The reason is the flag lastWasSeparator, that should be removed from the if-statement:

Code: Select all

 
u32 split(container& ret, const T* const c, u32 count=1, bool ignoreEmptyTokens=true, bool keepSeparators=false) const
    {
        if (!c)
            return 0;
 
        const u32 oldSize=ret.size();
        u32 lastpos = 0;
        bool lastWasSeparator = false;
        for (u32 i=0; i<used; ++i)
        {
            bool foundSeparator = false;
            for (u32 j=0; j<count; ++j)
            {
                if (array[i] == c[j])
                {
                   if (!ignoreEmptyTokens || i - lastpos != 0)
                        ret.push_back(string<T,TAlloc>(&array[lastpos], i - lastpos));
                    foundSeparator = true;
                    lastpos = (keepSeparators ? i : i + 1);
                    break;
                }
            }
            lastWasSeparator = foundSeparator;
        }
        if ((used - 1) > lastpos)
            ret.push_back(string<T,TAlloc>(&array[lastpos], (used - 1) - lastpos));
        return ret.size()-oldSize;
    }
 

Re: string::split

Posted: Tue Sep 27, 2016 9:10 am
by CuteAlien
Thanks for the report. I'll check it out.

Re: string::split

Posted: Tue Sep 27, 2016 7:49 pm
by CuteAlien
Strange stuff, it's a lot simpler now (could remove lastWasSeparator and foundSeparator variables completely).
I'm also confused in the way it adds separators (adding them to the string behind the separator instead to the previous one - I guess both correct in some way - just not what expected for some reason).

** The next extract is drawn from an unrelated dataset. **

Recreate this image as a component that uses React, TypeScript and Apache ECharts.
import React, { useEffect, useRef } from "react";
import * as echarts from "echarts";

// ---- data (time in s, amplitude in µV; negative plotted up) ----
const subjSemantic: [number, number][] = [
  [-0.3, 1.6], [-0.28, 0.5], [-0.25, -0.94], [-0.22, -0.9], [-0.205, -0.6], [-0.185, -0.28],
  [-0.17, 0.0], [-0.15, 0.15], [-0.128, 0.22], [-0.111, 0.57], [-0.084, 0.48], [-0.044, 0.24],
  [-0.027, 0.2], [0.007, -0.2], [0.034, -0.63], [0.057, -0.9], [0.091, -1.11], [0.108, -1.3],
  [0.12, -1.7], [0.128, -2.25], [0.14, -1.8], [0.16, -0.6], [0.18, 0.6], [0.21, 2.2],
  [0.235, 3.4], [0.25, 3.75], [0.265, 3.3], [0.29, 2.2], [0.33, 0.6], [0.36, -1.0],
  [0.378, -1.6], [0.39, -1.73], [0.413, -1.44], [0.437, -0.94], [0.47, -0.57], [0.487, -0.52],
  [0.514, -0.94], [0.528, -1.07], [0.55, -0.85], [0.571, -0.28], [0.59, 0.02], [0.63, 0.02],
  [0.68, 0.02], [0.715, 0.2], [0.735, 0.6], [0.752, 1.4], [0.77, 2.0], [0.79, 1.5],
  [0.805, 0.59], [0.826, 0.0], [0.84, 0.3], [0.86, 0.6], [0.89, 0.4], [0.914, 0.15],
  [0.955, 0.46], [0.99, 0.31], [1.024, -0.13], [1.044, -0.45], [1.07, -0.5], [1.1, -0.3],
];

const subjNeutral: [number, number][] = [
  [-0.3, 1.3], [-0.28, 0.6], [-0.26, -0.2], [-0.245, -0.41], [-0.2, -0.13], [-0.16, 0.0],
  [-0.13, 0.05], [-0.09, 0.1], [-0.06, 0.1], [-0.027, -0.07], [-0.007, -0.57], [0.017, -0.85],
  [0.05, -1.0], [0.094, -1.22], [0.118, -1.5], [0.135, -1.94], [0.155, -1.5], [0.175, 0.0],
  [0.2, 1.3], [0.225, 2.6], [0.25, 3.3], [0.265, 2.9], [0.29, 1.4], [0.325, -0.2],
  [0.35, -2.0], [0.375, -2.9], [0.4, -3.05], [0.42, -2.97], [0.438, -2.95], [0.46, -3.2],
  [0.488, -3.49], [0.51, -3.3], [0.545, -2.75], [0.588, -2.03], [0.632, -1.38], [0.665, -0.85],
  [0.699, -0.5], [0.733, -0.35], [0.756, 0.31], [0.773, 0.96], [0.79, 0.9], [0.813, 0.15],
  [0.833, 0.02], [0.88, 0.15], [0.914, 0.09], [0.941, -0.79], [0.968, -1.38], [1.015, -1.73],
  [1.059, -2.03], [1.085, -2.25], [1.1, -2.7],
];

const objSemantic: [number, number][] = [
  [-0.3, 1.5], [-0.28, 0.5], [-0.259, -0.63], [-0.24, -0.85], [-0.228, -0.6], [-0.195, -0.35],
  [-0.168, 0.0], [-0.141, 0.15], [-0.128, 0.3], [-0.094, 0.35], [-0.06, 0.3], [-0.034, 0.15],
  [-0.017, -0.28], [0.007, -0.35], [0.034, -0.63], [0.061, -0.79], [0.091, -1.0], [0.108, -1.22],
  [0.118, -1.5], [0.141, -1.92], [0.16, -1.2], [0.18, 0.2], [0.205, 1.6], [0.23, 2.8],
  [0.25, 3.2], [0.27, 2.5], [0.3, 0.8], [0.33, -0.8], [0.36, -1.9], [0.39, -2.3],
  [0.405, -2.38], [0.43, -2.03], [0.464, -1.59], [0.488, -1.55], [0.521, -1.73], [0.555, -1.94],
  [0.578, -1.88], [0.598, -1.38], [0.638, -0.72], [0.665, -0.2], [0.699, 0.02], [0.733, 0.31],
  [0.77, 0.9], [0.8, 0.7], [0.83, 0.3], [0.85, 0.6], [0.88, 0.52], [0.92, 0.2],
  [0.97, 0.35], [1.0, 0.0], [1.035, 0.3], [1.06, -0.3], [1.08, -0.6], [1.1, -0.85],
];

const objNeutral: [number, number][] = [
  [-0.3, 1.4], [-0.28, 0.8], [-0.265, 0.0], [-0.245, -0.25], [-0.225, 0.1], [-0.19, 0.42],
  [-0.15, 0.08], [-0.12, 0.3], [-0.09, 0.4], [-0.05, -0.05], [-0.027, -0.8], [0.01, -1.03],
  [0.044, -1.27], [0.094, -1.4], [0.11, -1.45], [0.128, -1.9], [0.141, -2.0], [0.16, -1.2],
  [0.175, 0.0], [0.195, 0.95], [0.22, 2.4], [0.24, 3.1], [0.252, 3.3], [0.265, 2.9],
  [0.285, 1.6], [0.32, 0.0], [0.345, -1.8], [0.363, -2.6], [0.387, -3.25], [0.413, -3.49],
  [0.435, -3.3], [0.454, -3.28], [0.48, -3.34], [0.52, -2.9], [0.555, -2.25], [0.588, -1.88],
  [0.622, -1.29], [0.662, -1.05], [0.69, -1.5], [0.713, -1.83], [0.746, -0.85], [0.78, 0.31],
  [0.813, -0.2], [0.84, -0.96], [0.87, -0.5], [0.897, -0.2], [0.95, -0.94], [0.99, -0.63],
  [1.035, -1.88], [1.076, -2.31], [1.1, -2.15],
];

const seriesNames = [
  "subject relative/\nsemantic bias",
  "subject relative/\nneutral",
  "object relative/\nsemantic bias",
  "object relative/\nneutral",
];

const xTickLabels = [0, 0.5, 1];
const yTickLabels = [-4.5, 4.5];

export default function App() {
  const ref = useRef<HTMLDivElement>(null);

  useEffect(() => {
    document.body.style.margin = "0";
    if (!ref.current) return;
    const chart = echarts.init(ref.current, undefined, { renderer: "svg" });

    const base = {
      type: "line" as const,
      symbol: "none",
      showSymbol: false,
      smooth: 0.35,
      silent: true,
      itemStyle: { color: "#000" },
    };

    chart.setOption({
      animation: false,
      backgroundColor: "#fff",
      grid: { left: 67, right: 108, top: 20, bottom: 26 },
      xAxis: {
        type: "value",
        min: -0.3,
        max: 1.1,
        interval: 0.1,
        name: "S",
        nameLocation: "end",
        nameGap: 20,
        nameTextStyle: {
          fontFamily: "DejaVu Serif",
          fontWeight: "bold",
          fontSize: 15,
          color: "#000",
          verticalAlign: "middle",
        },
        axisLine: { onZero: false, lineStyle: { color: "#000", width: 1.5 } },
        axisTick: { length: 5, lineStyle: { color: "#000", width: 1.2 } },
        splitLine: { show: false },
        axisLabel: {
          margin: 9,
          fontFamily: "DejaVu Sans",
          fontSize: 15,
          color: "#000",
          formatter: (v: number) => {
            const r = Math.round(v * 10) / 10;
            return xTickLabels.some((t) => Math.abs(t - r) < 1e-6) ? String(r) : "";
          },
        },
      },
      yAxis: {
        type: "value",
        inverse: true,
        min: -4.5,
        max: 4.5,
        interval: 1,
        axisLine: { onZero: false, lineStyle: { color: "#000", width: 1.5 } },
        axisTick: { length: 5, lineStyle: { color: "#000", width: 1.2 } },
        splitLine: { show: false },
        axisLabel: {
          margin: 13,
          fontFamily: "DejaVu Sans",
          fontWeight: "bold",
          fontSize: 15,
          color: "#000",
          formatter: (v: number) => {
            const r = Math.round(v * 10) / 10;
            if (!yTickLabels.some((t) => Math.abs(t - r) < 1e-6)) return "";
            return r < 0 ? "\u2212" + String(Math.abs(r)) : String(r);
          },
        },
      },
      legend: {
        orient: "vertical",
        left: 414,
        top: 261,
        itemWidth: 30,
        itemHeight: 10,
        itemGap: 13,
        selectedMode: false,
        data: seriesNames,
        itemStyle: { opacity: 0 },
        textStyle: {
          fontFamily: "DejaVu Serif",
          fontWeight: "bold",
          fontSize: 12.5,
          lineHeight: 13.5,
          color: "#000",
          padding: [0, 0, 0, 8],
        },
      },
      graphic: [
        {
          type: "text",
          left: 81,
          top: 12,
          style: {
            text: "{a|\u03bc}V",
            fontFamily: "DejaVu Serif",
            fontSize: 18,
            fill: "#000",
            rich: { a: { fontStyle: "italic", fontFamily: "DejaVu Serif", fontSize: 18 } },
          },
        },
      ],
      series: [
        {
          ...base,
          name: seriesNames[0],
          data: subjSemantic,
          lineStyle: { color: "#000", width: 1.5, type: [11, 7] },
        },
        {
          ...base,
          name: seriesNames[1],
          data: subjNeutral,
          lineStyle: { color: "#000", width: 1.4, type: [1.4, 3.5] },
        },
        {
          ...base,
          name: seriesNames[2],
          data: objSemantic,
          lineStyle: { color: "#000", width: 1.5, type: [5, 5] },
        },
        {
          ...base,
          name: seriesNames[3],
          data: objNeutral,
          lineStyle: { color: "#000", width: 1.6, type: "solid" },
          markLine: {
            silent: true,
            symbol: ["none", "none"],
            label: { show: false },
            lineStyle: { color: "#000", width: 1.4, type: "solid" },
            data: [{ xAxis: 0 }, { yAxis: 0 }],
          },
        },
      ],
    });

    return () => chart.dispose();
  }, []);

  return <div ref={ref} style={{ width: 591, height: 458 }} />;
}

I changed it only in Irrlicht trunk. Not sure if I should backport it as it changes behaviour (even if old one was wrong). Pretty sure it was a bug - but I'm still irritated because that code looked so deliberate... basically bugfix was deleting all special code. So I'm really wondering if I missed anything.

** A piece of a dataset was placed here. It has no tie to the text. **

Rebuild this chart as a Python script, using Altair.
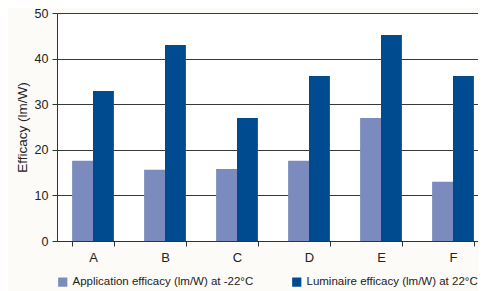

Anyway - my test-code says new code is correct:

Code: Select all

 
#include <irrlicht.h>
#include <iostream>
 
using namespace irr;
using namespace core;
using namespace scene;
using namespace video;
using namespace io;
using namespace gui;
 
#ifdef _MSC_VER
#pragma comment(lib, "Irrlicht.lib")
#endif
 
void printResult(const array<stringc>& arr, const stringc& testName)
{
    std::cout << "test: " << testName.c_str() << std::endl;
    for ( u32 i=0; i<arr.size(); ++i )
    {
        std::cout << i << ")" << arr[i].c_str() << std::endl;
    }
    std::cout << std::endl;
}
 
int main()
{
    stringc splitTest1(".foo.bar..foofoo.");
    stringc splitTest2(".,.,");
    stringc splitTest3("");
 
    array<stringc> result;
    
    // ... bool ignoreEmptyTokens, bool keepSeparators
    result.clear();
    splitTest1.split(result, ".", 1, true, true);
    printResult(result, splitTest1);
    result.clear();
    splitTest1.split(result, ".", 1, true, false);
    printResult(result, splitTest1);
    result.clear();
    splitTest1.split(result, ".", 1, false, false);
    printResult(result, splitTest1);
    result.clear();
    splitTest1.split(result, ".", 1, false, true);
    printResult(result, splitTest1);
    
    
    result.clear();
    splitTest2.split(result, ".,", 2, true, true);
    printResult(result, splitTest2);
    result.clear();
    splitTest2.split(result, ".,", 2, true, false);
    printResult(result, splitTest2);
    result.clear();
    splitTest2.split(result, ".,", 2, false, false);
    printResult(result, splitTest2);
    result.clear();
    splitTest2.split(result, ".,", 2, false, true);
    printResult(result, splitTest2);    
    
    result.clear();
    splitTest3.split(result, ".", 1, true, true);
    printResult(result, splitTest3);
    result.clear();
    splitTest3.split(result, ".", 1, true, false);
    printResult(result, splitTest3);
    result.clear();
    splitTest3.split(result, ".", 1, false, false);
    printResult(result, splitTest3);
    result.clear();
    splitTest3.split(result, ".", 1, false, true);
    printResult(result, splitTest3);        
 
    return 0;
}
 

Re: [fixed in trunk]string::split

Posted: Tue Oct 04, 2016 6:35 pm
by chronologicaldot
Maybe it was one of those "I'll get back to it" kind of bugs... or an "I forgot why I wanted this" bug.